A puppet show set to music, dramatizing Iran’s worsening water crisis, will kick off during an international festival being held in the country later this month.

“Kamancheh, Water and Others,” a play directed by Alireza Nassehi, will be performed with the marotte puppets at the 17th International Mobarak Puppet Festival in Tehran, which runs from August 23-29. A marotte is a puppet attached to a wooden stick, whereby the puppeteer controls a central rod with one hand and the other hand becomes a hand of the puppet itself.

The puppet show will be accompanied by songs from the American jazz artist Louis Armstrong, Azerbaijani musician Alim Qasimov, kamancheh player Keyhan Kalhor and vocalist Shahram Nazeri, who will be reciting a modern-day poem written by Sohrab Sepehri, titled “Don’t Muddy the Water.”

The production tells the story of Mr. Foot, a character who wastes a lot of water while taking a shower but is sent on a journey to find water one day after his shower water was abruptly cut.

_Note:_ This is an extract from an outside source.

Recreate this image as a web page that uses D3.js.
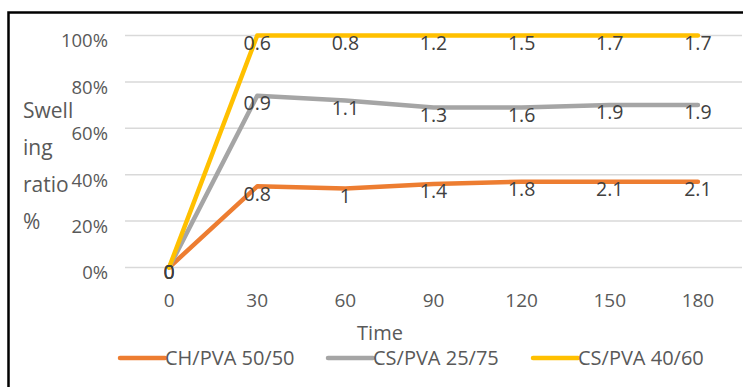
<!DOCTYPE html>
<html>
<head>
<meta charset="utf-8">
<script src="https://cdn.jsdelivr.net/npm/d3@7"></script>
<style>
  html, body { margin: 0; padding: 0; background: #fff; }
  svg { display: block; }
  text { font-family: "Open Sans", sans-serif; font-stretch: 88%; }
</style>
</head>
<body>
<svg id="chart" width="743" height="387"></svg>
<script>
// Swelling ratio over time for three blend films
const times = ["0", "30", "60", "90", "120", "150", "180"];
const seriesNames = ["CH/PVA 50/50", "CS/PVA 25/75", "CS/PVA 40/60"];
const seriesColors = ["#ED7D31", "#A5A5A5", "#FFC000"];

// swelling ratio (fraction) per time point
const chPva5050 = [0, 0.35, 0.34, 0.36, 0.37, 0.37, 0.37];
const csPva2575 = [0, 0.74, 0.72, 0.69, 0.69, 0.70, 0.70];
const csPva4060 = [0, 1.00, 1.00, 1.00, 1.00, 1.00, 1.00];

// point annotations printed under each point
const chPva5050Notes = ["0", "0.8", "1", "1.4", "1.8", "2.1", "2.1"];
const csPva2575Notes = ["0", "0.9", "1.1", "1.3", "1.6", "1.9", "1.9"];
const csPva4060Notes = ["0", "0.6", "0.8", "1.2", "1.5", "1.7", "1.7"];

const yTicks = [0, 0.2, 0.4, 0.6, 0.8, 1.0];

const series = [
  { name: seriesNames[0], color: seriesColors[0], values: chPva5050, notes: chPva5050Notes },
  { name: seriesNames[1], color: seriesColors[1], values: csPva2575, notes: csPva2575Notes },
  { name: seriesNames[2], color: seriesColors[2], values: csPva4060, notes: csPva4060Notes }
];

const svg = d3.select("#chart");

// outer chart frame (continues past the right and bottom edges)
svg.append("rect")
  .attr("x", 8.5).attr("y", 12.5)
  .attr("width", 900).attr("height", 500)
  .attr("fill", "none").attr("stroke", "#000").attr("stroke-width", 2.5);

const x = d3.scaleBand().domain(times).range([125, 742]);
const xc = d => x(d) + x.bandwidth() / 2;
const y = d3.scaleLinear().domain([0, 1]).range([267.5, 35.5]);

// horizontal gridlines
svg.append("g").selectAll("line").data(yTicks).join("line")
  .attr("x1", 125).attr("x2", 742)
  .attr("y1", d => y(d)).attr("y2", d => y(d))
  .attr("stroke", "#D9D9D9").attr("stroke-width", 1.5);

// y tick labels
svg.append("g").selectAll("text").data(yTicks).join("text")
  .attr("x", 108).attr("y", d => y(d) + 7)
  .attr("text-anchor", "end").attr("dominant-baseline", "middle")
  .attr("font-size", 18.5).attr("fill", "#595959")
  .text(d => d3.format(".0%")(d));

// x tick labels
svg.append("g").selectAll("text").data(times).join("text")
  .attr("x", d => xc(d)).attr("y", 302)
  .attr("text-anchor", "middle").attr("dominant-baseline", "middle")
  .attr("font-size", 19).attr("fill", "#595959")
  .text(d => d);

// axis titles
svg.append("text")
  .attr("x", 380).attr("y", 335)
  .attr("text-anchor", "middle").attr("dominant-baseline", "middle")
  .attr("font-size", 20).attr("fill", "#595959")
  .text("Time");

const yTitle = ["Swell", "ing", "ratio", "%"];
svg.append("g").selectAll("text").data(yTitle).join("text")
  .attr("x", 23).attr("y", (d, i) => 112 + i * 37)
  .attr("dominant-baseline", "middle")
  .attr("font-size", 21).attr("fill", "#595959")
  .text(d => d);

// series lines
const line = d3.line().x((d, i) => xc(times[i])).y(d => y(d));
svg.append("g").selectAll("path").data(series).join("path")
  .attr("d", s => line(s.values))
  .attr("fill", "none")
  .attr("stroke", s => s.color)
  .attr("stroke-width", 4.5)
  .attr("stroke-linejoin", "round")
  .attr("stroke-linecap", "round");

// point annotations
series.forEach(s => {
  svg.append("g").selectAll("text").data(s.values).join("text")
    .attr("x", (d, i) => xc(times[i]))
    .attr("y", (d, i) => y(d) + (i === 0 ? 6 : 9))
    .attr("text-anchor", "middle").attr("dominant-baseline", "middle")
    .attr("font-size", 19.5).attr("fill", "#404040")
    .text((d, i) => s.notes[i]);
});

// legend
const legendX = [120, 328, 533];
const lg = svg.append("g").selectAll("g").data(series).join("g")
  .attr("transform", (d, i) => `translate(${legendX[i]},358)`);
lg.append("line")
  .attr("x1", 0).attr("x2", 45).attr("y1", 0).attr("y2", 0)
  .attr("stroke", d => d.color).attr("stroke-width", 4.5)
  .attr("stroke-linecap", "round");
lg.append("text")
  .attr("x", 45).attr("y", 2)
  .attr("dominant-baseline", "middle")
  .attr("font-size", 20).attr("fill", "#595959")
  .text(d => d.name);
</script>
</body>
</html>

The purpose of dramatization is to draw people’s attention to the worsening water crisis and drought in Iran, a Caspian region country that has been struggling with severe water shortages for decades. Depending on the expert consulted, different reasons are offered for why Iran suffers from so much of a shortage: Reasons cited include climate change, rapid population growth and overuse of water, wasteful agriculture practices, mismanagement, and poor planning.

An estimated 37 million Iranians in a country of 80 million people are said to be living in water-stressed areas. The average precipitation rate throughout Iran has been lower than the global average for more than a decade. Due to drought and the resulting economic and social crisis, people from the major water-deficit regions of the south are moving to other parts of the country, including the northern provinces, in huge numbers.

Protests have broken out in Iran since the beginning of 2018 over a lack of drinkable water and growing political concerns due to drought. Iranian officials consider the crisis a national security issue. In early July, demonstrators protesting over water scarcity in the cities of the southwestern province of Kuzestan, which borders Iraq, have clashed with police.

According to local media reports, protesters took to the streets in Mahshahr city on July 2 to express support for the residents of nearby Khorramshahr, who have been protesting shortages of drinking water over the past days.

Meanwhile, the head of the Iranian Civil Defense Organization, Gholam Reza Jalali, has accused Iran’s enemies, especially Israel, of intervening in the country’s climate and modifying the weather in Iran in order to create drought.

“Joint teams from Israel and one of our neighboring countries make clouds that are entering Iran,” which, Jalali claims, are unable to produce rain.

With lower water levels within Iranian dams, the country’s ability to generate electricity through its hydropower plants has reached a maximum output of 5,000 MW this summer, far lower than last year’s figure of 9,300 MW, according to IRIB News Agency.

During the protests over the lack of drinking water and power shortages, rumors have swarmed that Iranian water and electricity is being exported to neighboring countries. Energy Minister Reza Ardakanian denies such claims, and said earlier this month that due to the current situation Iran is importing about 700 MW of electricity from Turkmenistan, Azerbaijan and Afghanistan.